Booker Prize-winning British novelist Ian McEwan, now best known for Atonement, is at work on a new novel about climate change that will include “extended comic stretches,” The Guardian reports. The unnamed work isn’t due out for another two years, but McEwan read an excerpt to an audience in Wales on Sunday.
The protagonist of the forthcoming novel is Nobel Prize-winning physicist Michael Beard, who aspires to save the planet, and also fights a more mundane battle against his food cravings. Reports The Guardian‘s Judith Soal:
[McEwan] said he had wanted to tackle climate change for several years, but had struggled to find a way to begin.
The impetus for this novel came in 2005 when he was part of an expedition of artists and scientists who spent several weeks aboard a ship near the North Pole.
“While I was on board I soon realized that the boot room, where we all changed our clothing and left our shoes, had turned into a scene of social chaos,” McEwan said, describing how the eminent scientists, who were gathering down the hall to talk earnestly about the future of humankind, were also capable of stealing each others’ footwear and regarding their colleagues with deep distrust.
“I realized that it’s all about human nature. The way to write about climate change is through writing about human nature.”
In 2006, McEwan had to defend himself from accusations of plagiarizing an account of a nurse in a wartime hospital — even though he had acknowledged the writer in an author’s note at the end of Atonement and had publicly credited her as an inspiration for part of his novel.

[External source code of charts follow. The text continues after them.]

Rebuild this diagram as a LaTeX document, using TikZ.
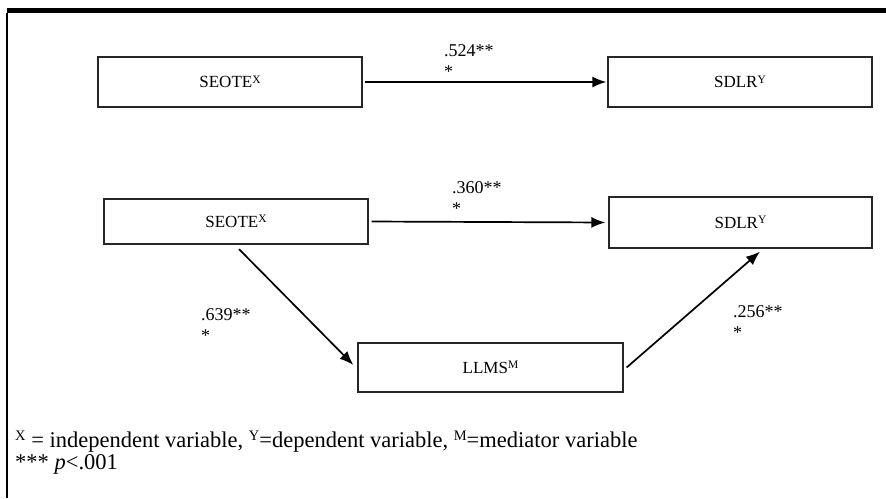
\documentclass[tikz,border=0pt]{standalone}
\usepackage{fontspec}
\setmainfont{Liberation Serif}
\usetikzlibrary{arrows.meta}
\newcommand\supx[1]{\raisebox{0.27em}{\fontsize{11.5}{11.5}\selectfont #1}}
\newcommand\supf[1]{\raisebox{0.3em}{\fontsize{14.5}{14.5}\selectfont #1}}
\begin{document}
\begin{tikzpicture}[x=1pt,y=-1pt,
  varbox/.style={draw=black!85, line width=1.2pt, inner sep=0pt, font=\fontsize{17}{20}\selectfont},
  conn/.style={line width=1.7pt, -{Latex[length=14pt,width=11pt]}},
  coef/.style={anchor=north west, inner sep=0pt, align=left, font=\fontsize{18}{21}\selectfont},
  note/.style={anchor=north west, inner sep=0pt, align=left, font=\fontsize{22.5}{22}\selectfont}]
\useasboundingbox (0,0) rectangle (886,498);
\fill (7,8) rectangle (886,13);
\draw[line width=1.3pt] (7,13) -- (7,498);

\node[varbox, minimum width=264pt, minimum height=50pt] (b1) at (230,82) {SEOTE\supx{X}};
\node[varbox, minimum width=264pt, minimum height=50pt] (b2) at (740,82) {SDLR\supx{Y}};
\node[varbox, minimum width=264pt, minimum height=45pt] (b3) at (236,221.5) {SEOTE\supx{X}};
\node[varbox, minimum width=263pt, minimum height=51pt] (b4) at (740.5,222.5) {SDLR\supx{Y}};
\node[varbox, minimum width=265pt, minimum height=49pt] (b5) at (490.5,367.5) {LLMS\supx{M}};

\draw[conn, shorten <=2pt, shorten >=1pt] (b1.east) -- (b2.west);
\draw[conn, shorten <=3pt, shorten >=3pt] (b3.east) -- (b4.west);
\draw[conn] ([xshift=3pt,yshift=-4.5pt]b3.south) -- ([xshift=-4pt,yshift=2.5pt]b5.west);
\draw[conn] ([xshift=3pt]b5.east) -- ([xshift=19.5pt,yshift=-3pt]b4.south);

\node[coef] (l1) at (444,44.5) {.524**\\*};
\node[coef] (l2) at (452,181.5) {.360**\\*};
\node[coef] (l3) at (201,308.5) {.639**\\*};
\node[coef] (l4) at (733,305.5) {.256**\\*};

\node[note] (fn) at (15,431) {\supf{X} = independent variable, \supf{Y}=dependent variable, \supf{M}=mediator variable\\*** \textit{p}<.001};
\end{tikzpicture}
\end{document}
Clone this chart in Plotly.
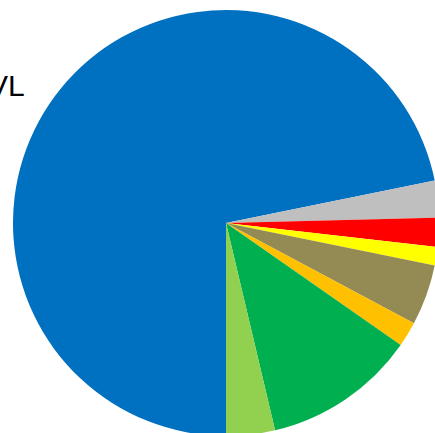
import plotly.graph_objects as go

categories = ["VL", "Gray", "Red", "Yellow", "Olive", "Orange", "Green", "Light green"]
values = [71.8, 2.8, 2.2, 1.4, 4.6, 1.9, 11.6, 3.7]
colors = ["#0070C0", "#BFBFBF", "#FF0000", "#FFFF00", "#948A54", "#FFC000", "#00B050", "#92D050"]

W, H = 460, 450
cx, cy, r = 226, 223, 213

fig = go.Figure(go.Pie(
    labels=categories,
    values=values,
    marker=dict(colors=colors, line=dict(width=0)),
    sort=False,
    direction="clockwise",
    rotation=180,
    textinfo="none",
    hoverinfo="label+percent",
    domain=dict(x=[(cx - r) / W, (cx + r) / W], y=[1 - (cy + r) / H, 1 - (cy - r) / H]),
))

fig.add_annotation(
    text="VL", xref="paper", yref="paper",
    x=27 / W, y=1 - 85 / H, xanchor="right", yanchor="middle",
    showarrow=False, font=dict(family="Liberation Sans, Arial", size=30, color="black"),
)

fig.update_layout(
    width=W, height=H, margin=dict(l=0, r=0, t=0, b=0),
    showlegend=False, paper_bgcolor="white", plot_bgcolor="white",
)

fig.write_html("out.html", config={"displayModeBar": False},
               post_script="document.body.style.margin='0';document.body.style.overflow='hidden';document.documentElement.style.overflow='hidden';")
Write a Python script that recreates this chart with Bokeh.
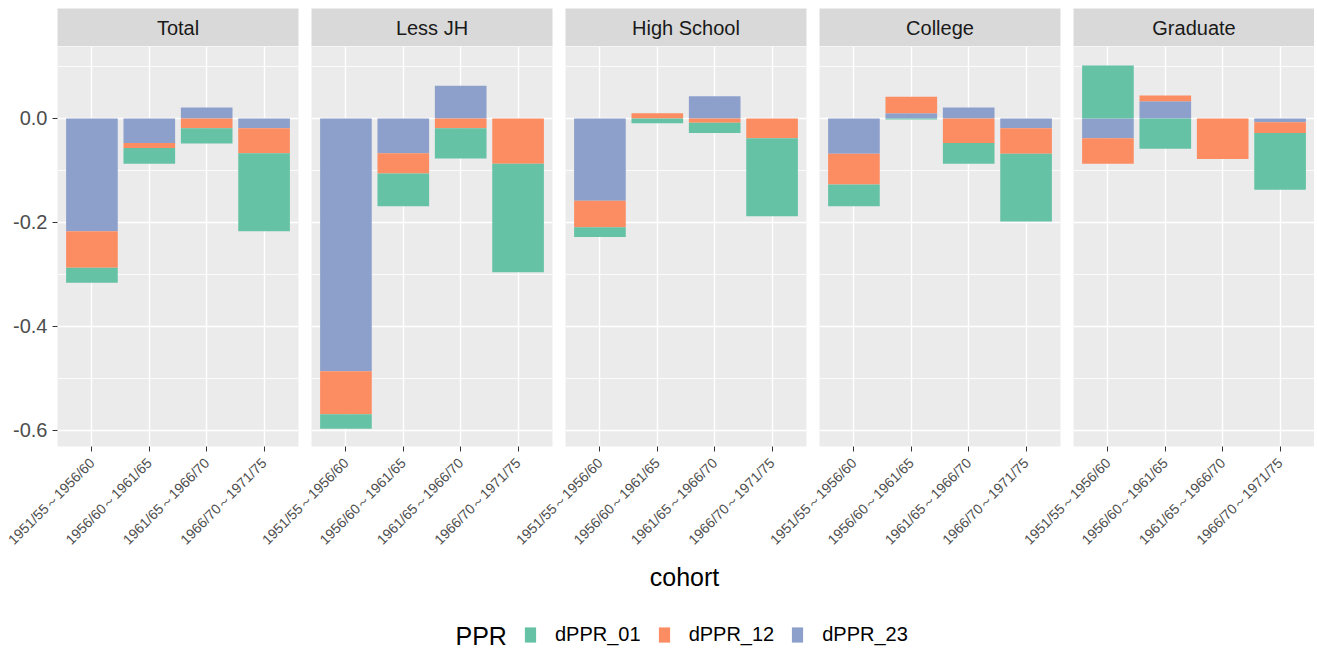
import math
from bokeh.plotting import figure
from bokeh.models import (ColumnDataSource, FactorRange, Range1d, SingleIntervalTicker,
                          PrintfTickFormatter, Label, Legend, LegendItem)
from bokeh.layouts import column, row
from bokeh.embed import file_html
from bokeh.resources import INLINE

# ---------------- data ----------------
facets = ["Total", "Less JH", "High School", "College", "Graduate"]
cohorts = ["1951/55～1956/60", "1956/60～1961/65", "1961/65～1966/70", "1966/70～1971/75"]
series = ["dPPR_01", "dPPR_12", "dPPR_23"]

dPPR_01 = {
    "Total":       [-0.029, -0.030, -0.029, -0.150],
    "Less JH":     [-0.028, -0.063, -0.058, -0.209],
    "High School": [-0.019, -0.009, -0.020, -0.150],
    "College":     [-0.042, -0.002, -0.040, -0.130],
    "Graduate":    [0.102, -0.058, 0.000, -0.109],
}
dPPR_12 = {
    "Total":       [-0.070, -0.010, -0.019, -0.048],
    "Less JH":     [-0.083, -0.039, -0.019, -0.087],
    "High School": [-0.051, 0.010, -0.008, -0.038],
    "College":     [-0.059, 0.032, -0.047, -0.049],
    "Graduate":    [-0.049, 0.011, -0.078, -0.021],
}
dPPR_23 = {
    "Total":       [-0.217, -0.047, 0.021, -0.019],
    "Less JH":     [-0.486, -0.067, 0.063, 0.000],
    "High School": [-0.158, 0.000, 0.043, 0.000],
    "College":     [-0.068, 0.010, 0.021, -0.019],
    "Graduate":    [-0.038, 0.033, 0.000, -0.007],
}
colors = {"dPPR_01": "#66C2A5", "dPPR_12": "#FC8D62", "dPPR_23": "#8DA0CB"}
values = {"dPPR_01": dPPR_01, "dPPR_12": dPPR_12, "dPPR_23": dPPR_23}

# ---------------- style ----------------
FONT = "Liberation Sans"
PANEL_BG = "#EBEBEB"
STRIP_BG = "#D9D9D9"
FRAME_W = 241
FRAME_H = 400
GAP_L, GAP_R = 6, 7
EXTRA = 70
FIRST_L = 57
TOP = 8
Y0, Y1 = -0.631, 0.1385
STRIP_H = 38
PANEL_BOTTOM = 112
BOTTOM_H = 650 - TOP - STRIP_H - FRAME_H - PANEL_BOTTOM

strips, panels = [], []
for i, fac in enumerate(facets):
    left = FIRST_L if i == 0 else GAP_L
    right = 0 if i == len(facets) - 1 else GAP_R

    # strip
    s = figure(frame_width=FRAME_W, frame_height=STRIP_H, x_range=Range1d(0, 1), y_range=Range1d(0, 1),
               x_axis_location=None, y_axis_location=None, toolbar_location=None,
               output_backend="svg", min_border_left=left, min_border_right=right,
               min_border_top=TOP, min_border_bottom=0)
    s.background_fill_color = STRIP_BG
    s.border_fill_color = "white"
    s.outline_line_color = None
    s.grid.visible = False
    s.add_layout(Label(x=0.5, y=0.5, text=fac, text_align="center", text_baseline="middle",
                       text_font=FONT, text_font_size="20px", text_color="#1A1A1A"))
    strips.append(s)

    # panel
    extra = 0 if i == 0 else EXTRA
    p = figure(frame_width=FRAME_W, frame_height=FRAME_H,
               x_range=FactorRange(factors=cohorts, range_padding=0.1, range_padding_units="absolute"),
               y_range=Range1d(Y0, Y1), toolbar_location=None, output_backend="svg",
               min_border_left=left + extra, min_border_right=right, min_border_top=0,
               min_border_bottom=PANEL_BOTTOM, margin=(0, 0, 0, -extra))
    p.background_fill_color = PANEL_BG
    p.border_fill_color = None
    p.outline_line_color = None

    # stacked segments: from zero outward 23, 12, 01 (pos/neg stacked separately)
    xs, tops, bottoms, cols = [], [], [], []
    for j, c in enumerate(cohorts):
        pos, neg = 0.0, 0.0
        for ser in ["dPPR_23", "dPPR_12", "dPPR_01"]:
            v = values[ser][fac][j]
            if v == 0:
                continue
            if v > 0:
                b, t = pos, pos + v
                pos = t
            else:
                b, t = neg, neg + v
                neg = t
            xs.append(c); tops.append(t); bottoms.append(b); cols.append(colors[ser])
    src = ColumnDataSource(dict(x=xs, top=tops, bottom=bottoms, color=cols))
    p.vbar(x="x", top="top", bottom="bottom", width=0.9, fill_color="color", line_color=None, source=src)

    ticker = SingleIntervalTicker(interval=0.2, num_minor_ticks=2)
    p.yaxis.ticker = ticker
    p.ygrid.ticker = ticker
    p.ygrid.grid_line_color = "white"
    p.ygrid.grid_line_width = 1.4
    p.ygrid.minor_grid_line_color = "white"
    p.ygrid.minor_grid_line_width = 0.8
    p.xgrid.grid_line_color = "white"
    p.xgrid.grid_line_width = 1.4

    p.yaxis.formatter = PrintfTickFormatter(format="%.1f")
    p.yaxis.axis_line_color = None
    p.yaxis.major_tick_line_color = "#333333"
    p.yaxis.major_tick_out = 5
    p.yaxis.major_tick_in = 0
    p.yaxis.minor_tick_line_color = None
    p.yaxis.major_label_text_font = FONT
    p.yaxis.major_label_text_font_size = "20px"
    p.yaxis.major_label_text_color = "#4D4D4D"
    p.yaxis.major_label_standoff = 5
    if i > 0:
        p.yaxis.visible = False

    p.xaxis.axis_line_color = None
    p.xaxis.major_tick_line_color = "#333333"
    p.xaxis.major_tick_out = 5
    p.xaxis.major_tick_in = 0
    p.xaxis.minor_tick_line_color = None
    p.xaxis.major_label_orientation = math.pi / 4
    p.xaxis.major_label_text_font = FONT
    p.xaxis.major_label_text_font_size = "14px"
    p.xaxis.major_label_text_color = "#4D4D4D"
    p.xaxis.major_label_standoff = 9
    panels.append(p)

TOTAL_W = FIRST_L + 5 * FRAME_W + 4 * (GAP_L + GAP_R)
bottom = figure(frame_width=TOTAL_W, frame_height=BOTTOM_H, x_range=Range1d(0, TOTAL_W),
                y_range=Range1d(0, BOTTOM_H), x_axis_location=None, y_axis_location=None,
                toolbar_location=None, output_backend="svg", min_border=0)
bottom.outline_line_color = None
bottom.grid.visible = False
bottom.background_fill_color = "white"

bottom.add_layout(Label(x=684, y=BOTTOM_H - 18, text="cohort", text_align="center", text_baseline="middle",
                        text_font=FONT, text_font_size="25px", text_color="black"))
bottom.add_layout(Label(x=455, y=15, text="PPR", text_align="left", text_baseline="middle",
                        text_font=FONT, text_font_size="25px", text_color="black"))
items = []
for ser in series:
    # legend-key renderer, kept outside the visible range
    r = bottom.vbar(x=[-50], top=[-50], bottom=[-60], width=1, fill_color=colors[ser], line_color=None)
    items.append(LegendItem(label=ser, renderers=[r]))
legend = Legend(items=items, orientation="horizontal", location=(523, 4),
                border_line_color=None, background_fill_alpha=0, padding=0, margin=0,
                spacing=16, label_standoff=18, glyph_width=14, glyph_height=19,
                label_text_font=FONT, label_text_font_size="20px", label_text_color="black")
bottom.add_layout(legend)

layout = column(row(*strips), row(*panels), bottom)
open("out.html", "w").write(file_html(layout, INLINE))
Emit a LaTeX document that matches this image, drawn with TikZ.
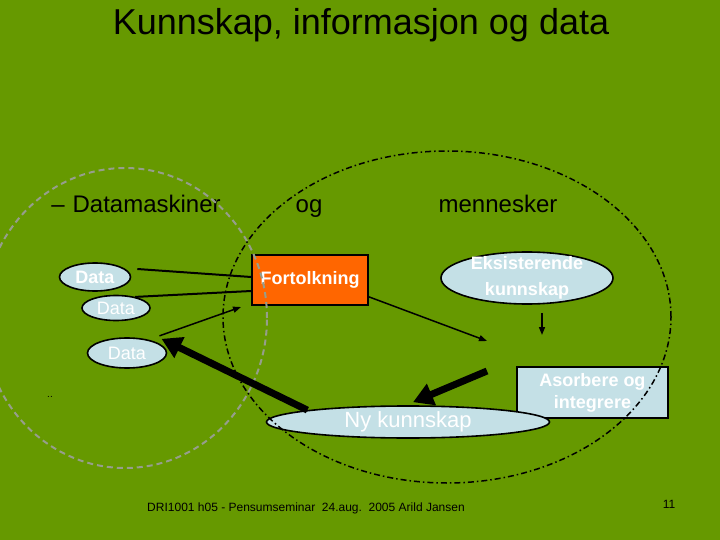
\documentclass[tikz,border=0pt]{standalone}
\usepackage{fontspec}
\setmainfont{Liberation Sans}
\usetikzlibrary{arrows.meta,shapes.geometric}
\definecolor{slidegreen}{RGB}{102,153,0}
\definecolor{databg}{RGB}{196,224,230}
\definecolor{fortbg}{RGB}{255,102,0}
\definecolor{ringgray}{RGB}{150,158,140}
\newcommand\HeadSize{\fontsize{24}{28}\selectfont}
\newcommand\LabelSize{\fontsize{18}{22}\selectfont}
\tikzset{
  dataell/.style={
    shape = ellipse,
    draw,
    line width = 1.6pt,
    fill = databg,
    text = white,
    inner sep = 0pt,
    font = \LabelSize
  },
  boxnode/.style={
    shape = rectangle,
    draw,
    line width = 1.6pt,
    text = white,
    inner sep = 0pt,
    align = center,
    font = \LabelSize\bfseries
  },
  comic/.style={
    anchor = base,
    font = \HeadSize
  },
  thin/.style={
    line width = 1.5pt,
    -{Triangle[length=8pt,width=6pt]}
  },
  fat/.style={
    line width = 7pt,
    -{Triangle[length=20pt,width=22pt]}
  },
  ring/.style={
    color = ringgray,
    line width = 2pt,
    dash pattern = on 6pt off 4pt
  },
  dashdotring/.style={
    line width = 1.5pt,
    dash pattern = on 6pt off 3pt on 1.5pt off 3pt
  }
}

\begin{document}
\begin{tikzpicture}[x=1pt,y=-1pt]
    \path[use as bounding box, fill=slidegreen] (0,0) rectangle (720,540);

    \node[comic, font=\fontsize{36}{40}\selectfont] (title) at (361,35) {Kunnskap, informasjon og data};
    \node[comic] (maskin) at (136,212) {--\,\,Datamaskiner};
    \node[comic] (og) at (309,212) {og};
    \node[comic] (menn) at (498,212) {mennesker};

    \node[dataell, minimum width=71pt, minimum height=28pt, font=\LabelSize\bfseries] (d1) at (95,277) {Data};
    \node[dataell, minimum width=68pt, minimum height=25pt] (d2) at (116,308) {Data};
    \node[dataell, minimum width=79pt, minimum height=30pt] (d3) at (127,353) {Data};
    \node[font=\fontsize{10}{12}\selectfont] (dots) at (50,397) {..};

    \node[boxnode, fill=fortbg, minimum width=116pt, minimum height=50pt] (fort) at (310,280) {Fortolkning};
    \node[dataell, minimum width=172pt, minimum height=52pt,
      label={[text=white, align=center, font=\fontsize{18}{26}\selectfont\bfseries]center:Eksisterende\\kunnskap}] (eks) at (527,278) {};
    \node[boxnode, fill=databg, minimum width=151pt, minimum height=51pt] (asorb) at (592.5,392.5) {Asorbere og\\integrere};
    \node[dataell, minimum width=283pt, minimum height=32pt, font=\fontsize{22}{26}\selectfont] (ny) at (408,422) {Ny kunnskap};

    % the two circles
    \draw[ring] (125,318) ellipse [x radius=142pt, y radius=150pt];
    \draw[dashdotring] (447,317) ellipse [x radius=224pt, y radius=166pt];

    \coordinate (fortin) at (241,307);
    \coordinate (mid) at (487,341);
    \coordinate (eksout) at (542,335);
    \coordinate (asorbout) at (487,371);

    \draw[line width=2pt] ([xshift=6pt,yshift=8pt]d1.east) -- ([yshift=3pt]fort.west);
    \draw[line width=2pt] (d2.30) -- ([yshift=-11pt]fort.west);
    \draw[thin] ([shift={(4pt,6pt)}]d3.north east) -- (fortin);
    \draw[fat] (ny.north west) -- ([xshift=6pt,yshift=3pt]d3.north east);
    \draw[thin] ([yshift=9pt]fort.south east) -- (mid);
    \draw[thin] ([xshift=15pt,yshift=-8pt]eks.south) -- (eksout);
    \draw[fat] (asorbout) -- ([xshift=5pt,yshift=3pt]ny.north);

    \node[font=\fontsize{12}{14}\selectfont] (foot) at (306,508) {DRI1001 h05 - Pensumseminar\ \ 24.aug.\ \ 2005 Arild Jansen};
    \node[font=\fontsize{12}{14}\selectfont] (page) at (669,504) {11};
\end{tikzpicture}
\end{document}
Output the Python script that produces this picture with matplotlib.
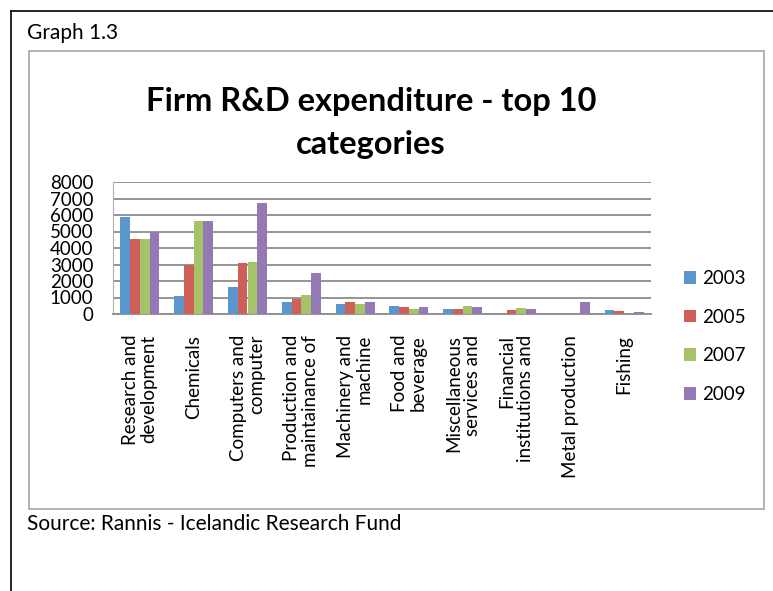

At the Sunday reading from his new novel, an audience member pointed out the similarity between a scene McEwan read out loud and a scene in Douglas Adams’ So Long, and Thanks for All the Fish, the fourth novel in the Hitchhiker’s Guide to the Galaxy series.
Perhaps for his new work, McEwan will crib some choice phrasings from Al Gore (with proper footnotes, of course). A surefire way to add funny.